The existence of limits on how much aid districts can gain means that SFRA has two different ideas of “full funding”; the first is statutory full funding, where districts get their capped aid. The second is real full funding at uncapped aid. The first, statutory deficit is $1 billion for 2017-2018, but the second, real deficit is $2 billion and grows by at least $100 million per year.
Depending on who is making the statement, to say that only a $1 billion increase will bring New Jersey to “full funding” is highly ignorant, if not intentionally dishonest.
Fortunately, Steve Sweeney understands very well the defects in the School Funding Reform Act.

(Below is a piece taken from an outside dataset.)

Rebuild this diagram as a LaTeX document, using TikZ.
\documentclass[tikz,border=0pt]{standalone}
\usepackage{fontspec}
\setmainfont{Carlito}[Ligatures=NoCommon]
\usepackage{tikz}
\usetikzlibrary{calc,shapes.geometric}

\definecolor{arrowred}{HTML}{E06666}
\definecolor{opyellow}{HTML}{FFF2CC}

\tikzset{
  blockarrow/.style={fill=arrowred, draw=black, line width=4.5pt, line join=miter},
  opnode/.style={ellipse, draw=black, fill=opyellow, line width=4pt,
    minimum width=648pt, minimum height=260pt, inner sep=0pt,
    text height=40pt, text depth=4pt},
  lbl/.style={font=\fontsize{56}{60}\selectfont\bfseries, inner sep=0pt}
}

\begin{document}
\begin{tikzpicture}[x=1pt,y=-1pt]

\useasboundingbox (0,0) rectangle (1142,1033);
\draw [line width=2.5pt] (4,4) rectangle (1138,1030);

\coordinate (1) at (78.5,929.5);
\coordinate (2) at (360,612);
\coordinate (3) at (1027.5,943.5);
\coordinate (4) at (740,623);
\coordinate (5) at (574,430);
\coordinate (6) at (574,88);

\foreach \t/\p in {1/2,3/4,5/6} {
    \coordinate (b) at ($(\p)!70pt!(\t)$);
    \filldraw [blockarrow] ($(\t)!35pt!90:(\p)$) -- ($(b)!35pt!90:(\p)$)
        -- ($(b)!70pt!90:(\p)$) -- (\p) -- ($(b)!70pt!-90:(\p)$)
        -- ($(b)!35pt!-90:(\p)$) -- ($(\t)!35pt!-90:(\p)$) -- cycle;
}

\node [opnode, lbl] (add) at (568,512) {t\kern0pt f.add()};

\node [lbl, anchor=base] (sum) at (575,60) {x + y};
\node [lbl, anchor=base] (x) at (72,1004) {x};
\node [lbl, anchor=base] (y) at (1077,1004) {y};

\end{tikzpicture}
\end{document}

When he and his allies determined new state aid awards for 2017-2018 they flipped the State Aid Limits so that aid was calculated based on a district’s deficit, not its existing aid. Under this method, the most severely underaided districts gained the most. For instance, Chesterfield had been slated to get only 10 percent of its recommended aid, but after Sweeney’s intervention its aid doubled to 20 percent. Under Sweeney’s method of determining new aid, severely underaided districts gained more money than they did under Phil Murphy’s proposed state aid for 2018-2019, even though Sweeney had half as much money to work with.
Sweeney and his allies also understand that the real deficit is an ever-growing $2 billion, hence their acceptance of the necessity of redistributing adjustment aid.

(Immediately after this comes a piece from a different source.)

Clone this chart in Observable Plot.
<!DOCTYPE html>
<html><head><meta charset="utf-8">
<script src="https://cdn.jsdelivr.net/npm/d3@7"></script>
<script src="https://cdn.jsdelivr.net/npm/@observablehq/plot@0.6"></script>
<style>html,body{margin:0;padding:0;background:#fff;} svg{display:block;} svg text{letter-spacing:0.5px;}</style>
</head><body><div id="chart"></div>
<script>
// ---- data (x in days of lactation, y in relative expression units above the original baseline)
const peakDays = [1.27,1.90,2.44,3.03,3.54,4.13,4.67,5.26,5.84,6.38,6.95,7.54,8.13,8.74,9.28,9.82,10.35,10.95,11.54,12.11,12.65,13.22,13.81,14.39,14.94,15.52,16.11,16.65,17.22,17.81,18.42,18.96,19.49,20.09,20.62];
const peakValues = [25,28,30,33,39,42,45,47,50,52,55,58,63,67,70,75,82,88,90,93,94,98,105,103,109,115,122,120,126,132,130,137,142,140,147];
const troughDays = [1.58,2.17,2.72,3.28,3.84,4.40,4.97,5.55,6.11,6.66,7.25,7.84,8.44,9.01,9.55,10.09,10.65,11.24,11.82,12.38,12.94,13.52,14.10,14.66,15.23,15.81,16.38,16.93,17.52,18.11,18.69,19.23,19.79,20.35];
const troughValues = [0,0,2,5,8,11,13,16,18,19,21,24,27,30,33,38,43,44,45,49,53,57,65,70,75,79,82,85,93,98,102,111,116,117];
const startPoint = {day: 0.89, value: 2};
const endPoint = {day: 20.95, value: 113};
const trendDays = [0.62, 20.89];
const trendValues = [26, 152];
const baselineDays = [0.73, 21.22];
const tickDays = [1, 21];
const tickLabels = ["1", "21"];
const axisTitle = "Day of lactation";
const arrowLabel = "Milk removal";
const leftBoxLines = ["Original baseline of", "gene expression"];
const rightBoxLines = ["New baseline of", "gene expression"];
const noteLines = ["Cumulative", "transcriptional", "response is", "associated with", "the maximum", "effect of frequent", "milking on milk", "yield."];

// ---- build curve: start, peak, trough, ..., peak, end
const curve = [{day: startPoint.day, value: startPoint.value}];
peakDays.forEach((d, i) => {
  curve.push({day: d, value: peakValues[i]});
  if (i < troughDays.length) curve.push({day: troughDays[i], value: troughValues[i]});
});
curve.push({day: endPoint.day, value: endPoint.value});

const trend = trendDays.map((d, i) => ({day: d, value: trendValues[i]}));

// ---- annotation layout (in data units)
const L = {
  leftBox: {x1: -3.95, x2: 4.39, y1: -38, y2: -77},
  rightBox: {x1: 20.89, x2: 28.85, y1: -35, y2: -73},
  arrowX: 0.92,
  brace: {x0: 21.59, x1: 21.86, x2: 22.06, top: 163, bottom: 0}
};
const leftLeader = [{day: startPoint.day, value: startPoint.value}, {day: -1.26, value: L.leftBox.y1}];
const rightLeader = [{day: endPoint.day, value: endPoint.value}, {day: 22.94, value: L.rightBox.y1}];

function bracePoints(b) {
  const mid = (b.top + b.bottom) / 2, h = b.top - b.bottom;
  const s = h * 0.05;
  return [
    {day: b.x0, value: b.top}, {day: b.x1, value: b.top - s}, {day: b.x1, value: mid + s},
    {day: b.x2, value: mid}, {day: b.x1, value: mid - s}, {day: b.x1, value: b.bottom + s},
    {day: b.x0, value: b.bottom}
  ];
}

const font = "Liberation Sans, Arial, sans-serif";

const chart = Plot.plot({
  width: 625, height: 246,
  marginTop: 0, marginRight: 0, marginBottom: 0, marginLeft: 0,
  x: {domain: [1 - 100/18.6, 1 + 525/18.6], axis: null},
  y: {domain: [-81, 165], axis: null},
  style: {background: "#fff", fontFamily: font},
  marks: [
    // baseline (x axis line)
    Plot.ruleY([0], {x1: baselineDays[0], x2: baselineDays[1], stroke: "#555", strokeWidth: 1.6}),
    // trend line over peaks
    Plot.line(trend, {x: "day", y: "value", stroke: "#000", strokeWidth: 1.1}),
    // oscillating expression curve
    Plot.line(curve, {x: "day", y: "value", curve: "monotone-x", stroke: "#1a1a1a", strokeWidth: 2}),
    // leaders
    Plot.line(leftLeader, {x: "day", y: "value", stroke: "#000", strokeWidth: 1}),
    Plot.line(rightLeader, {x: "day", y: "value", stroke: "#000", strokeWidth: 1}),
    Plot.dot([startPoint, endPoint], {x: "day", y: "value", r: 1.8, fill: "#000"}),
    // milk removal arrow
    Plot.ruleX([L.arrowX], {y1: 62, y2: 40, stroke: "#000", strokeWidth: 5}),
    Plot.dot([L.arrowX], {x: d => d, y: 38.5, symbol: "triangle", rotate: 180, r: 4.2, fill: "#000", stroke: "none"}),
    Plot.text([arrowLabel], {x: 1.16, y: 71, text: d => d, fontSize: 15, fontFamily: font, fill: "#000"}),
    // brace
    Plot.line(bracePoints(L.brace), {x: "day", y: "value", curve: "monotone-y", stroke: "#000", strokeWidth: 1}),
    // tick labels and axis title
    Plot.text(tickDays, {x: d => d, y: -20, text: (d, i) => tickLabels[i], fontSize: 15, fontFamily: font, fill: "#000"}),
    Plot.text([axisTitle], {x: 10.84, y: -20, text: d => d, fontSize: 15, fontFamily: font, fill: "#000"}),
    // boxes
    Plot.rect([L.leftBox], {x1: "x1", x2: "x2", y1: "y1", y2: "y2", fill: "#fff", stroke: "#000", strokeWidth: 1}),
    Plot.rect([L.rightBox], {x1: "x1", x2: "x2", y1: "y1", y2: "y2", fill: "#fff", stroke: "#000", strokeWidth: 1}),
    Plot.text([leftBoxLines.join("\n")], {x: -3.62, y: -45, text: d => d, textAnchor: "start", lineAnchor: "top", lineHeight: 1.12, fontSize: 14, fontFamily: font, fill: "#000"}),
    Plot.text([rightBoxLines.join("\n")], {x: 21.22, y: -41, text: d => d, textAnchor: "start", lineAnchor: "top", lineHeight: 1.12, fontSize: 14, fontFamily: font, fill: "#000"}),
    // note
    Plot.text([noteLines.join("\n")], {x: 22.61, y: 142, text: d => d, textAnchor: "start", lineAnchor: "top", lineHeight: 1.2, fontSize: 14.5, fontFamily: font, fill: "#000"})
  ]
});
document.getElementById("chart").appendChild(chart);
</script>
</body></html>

The School Funding Reform Act is a good funding law in many ways, but the central tenets of the law — that is, the money should “follow the child” and state aid should vary inversely with district wealth — is contradicted by the provisions for adjustment aid and the state aid growth limits.

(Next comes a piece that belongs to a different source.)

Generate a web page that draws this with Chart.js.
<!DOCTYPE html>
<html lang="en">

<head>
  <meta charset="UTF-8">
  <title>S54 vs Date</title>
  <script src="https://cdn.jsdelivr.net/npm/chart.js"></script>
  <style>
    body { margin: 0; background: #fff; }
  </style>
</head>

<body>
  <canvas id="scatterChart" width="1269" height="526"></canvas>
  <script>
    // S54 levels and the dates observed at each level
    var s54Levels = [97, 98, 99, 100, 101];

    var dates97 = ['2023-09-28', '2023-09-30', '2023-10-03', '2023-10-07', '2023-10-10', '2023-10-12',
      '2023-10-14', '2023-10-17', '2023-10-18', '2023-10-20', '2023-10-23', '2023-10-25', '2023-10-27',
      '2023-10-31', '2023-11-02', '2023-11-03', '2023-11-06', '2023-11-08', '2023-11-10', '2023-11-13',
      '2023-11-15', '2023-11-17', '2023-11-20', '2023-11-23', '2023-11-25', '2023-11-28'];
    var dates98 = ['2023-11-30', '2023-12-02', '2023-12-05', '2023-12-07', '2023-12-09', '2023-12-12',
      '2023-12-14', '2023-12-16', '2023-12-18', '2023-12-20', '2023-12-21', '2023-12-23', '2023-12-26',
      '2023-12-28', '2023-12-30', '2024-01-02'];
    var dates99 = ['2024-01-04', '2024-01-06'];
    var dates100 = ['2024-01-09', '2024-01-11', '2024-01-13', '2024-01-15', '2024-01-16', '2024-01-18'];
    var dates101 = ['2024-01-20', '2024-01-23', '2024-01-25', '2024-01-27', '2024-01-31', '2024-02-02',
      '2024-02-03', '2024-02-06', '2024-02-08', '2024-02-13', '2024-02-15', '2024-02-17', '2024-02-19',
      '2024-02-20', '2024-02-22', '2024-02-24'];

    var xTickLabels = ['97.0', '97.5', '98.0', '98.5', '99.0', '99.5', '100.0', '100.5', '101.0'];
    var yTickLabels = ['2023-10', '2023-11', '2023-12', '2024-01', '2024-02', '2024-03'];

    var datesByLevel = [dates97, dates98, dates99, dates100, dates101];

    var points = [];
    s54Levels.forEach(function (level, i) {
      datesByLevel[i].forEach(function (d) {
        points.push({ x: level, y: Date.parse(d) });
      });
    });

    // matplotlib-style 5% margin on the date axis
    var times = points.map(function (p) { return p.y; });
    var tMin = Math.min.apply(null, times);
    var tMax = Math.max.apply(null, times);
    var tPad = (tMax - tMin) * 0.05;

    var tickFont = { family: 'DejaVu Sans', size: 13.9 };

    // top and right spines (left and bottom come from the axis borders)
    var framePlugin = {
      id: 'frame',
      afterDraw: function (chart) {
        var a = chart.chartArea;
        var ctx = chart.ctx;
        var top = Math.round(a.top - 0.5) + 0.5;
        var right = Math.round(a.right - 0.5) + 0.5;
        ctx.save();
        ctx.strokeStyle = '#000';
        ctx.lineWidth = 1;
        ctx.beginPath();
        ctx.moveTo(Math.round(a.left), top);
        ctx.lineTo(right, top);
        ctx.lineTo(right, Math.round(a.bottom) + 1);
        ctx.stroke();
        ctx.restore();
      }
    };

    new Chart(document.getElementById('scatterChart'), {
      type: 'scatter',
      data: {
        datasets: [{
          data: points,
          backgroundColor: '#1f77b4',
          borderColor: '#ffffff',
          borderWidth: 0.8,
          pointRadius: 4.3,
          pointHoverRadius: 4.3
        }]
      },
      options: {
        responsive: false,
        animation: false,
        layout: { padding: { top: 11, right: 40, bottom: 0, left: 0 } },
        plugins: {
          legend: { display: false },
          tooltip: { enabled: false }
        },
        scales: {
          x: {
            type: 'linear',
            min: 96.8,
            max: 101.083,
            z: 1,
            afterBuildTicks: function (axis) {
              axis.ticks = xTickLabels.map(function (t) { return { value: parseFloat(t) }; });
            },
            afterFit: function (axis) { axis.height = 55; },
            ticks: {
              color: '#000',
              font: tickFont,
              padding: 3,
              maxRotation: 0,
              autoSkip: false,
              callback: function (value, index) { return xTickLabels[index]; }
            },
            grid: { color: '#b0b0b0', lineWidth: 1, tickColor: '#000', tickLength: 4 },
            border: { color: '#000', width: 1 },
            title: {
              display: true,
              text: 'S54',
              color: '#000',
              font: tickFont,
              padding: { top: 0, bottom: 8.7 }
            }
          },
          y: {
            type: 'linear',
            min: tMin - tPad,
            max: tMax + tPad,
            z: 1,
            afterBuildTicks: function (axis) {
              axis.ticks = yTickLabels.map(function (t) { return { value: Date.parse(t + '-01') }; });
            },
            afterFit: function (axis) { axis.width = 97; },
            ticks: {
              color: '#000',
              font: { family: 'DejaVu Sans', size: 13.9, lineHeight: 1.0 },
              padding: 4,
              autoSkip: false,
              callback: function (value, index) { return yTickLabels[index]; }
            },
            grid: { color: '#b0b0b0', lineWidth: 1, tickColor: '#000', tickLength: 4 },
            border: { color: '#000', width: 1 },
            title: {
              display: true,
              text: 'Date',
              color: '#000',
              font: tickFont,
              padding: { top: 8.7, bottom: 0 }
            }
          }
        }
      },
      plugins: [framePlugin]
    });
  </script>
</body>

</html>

Although there is still not a consensus yet on what fixes to SFRA should be made, it should be recognized that the dominant factor in a district's state aid is still what it got the year before, not its contemporary conditions. As long as adjustment aid freezes a district's aid at 2008 levels and the state aid growth limits restrict a district's aid growth, aid does not “follow the child,” and New Jersey's aid distribution becomes more and more divorced from the reality of need today.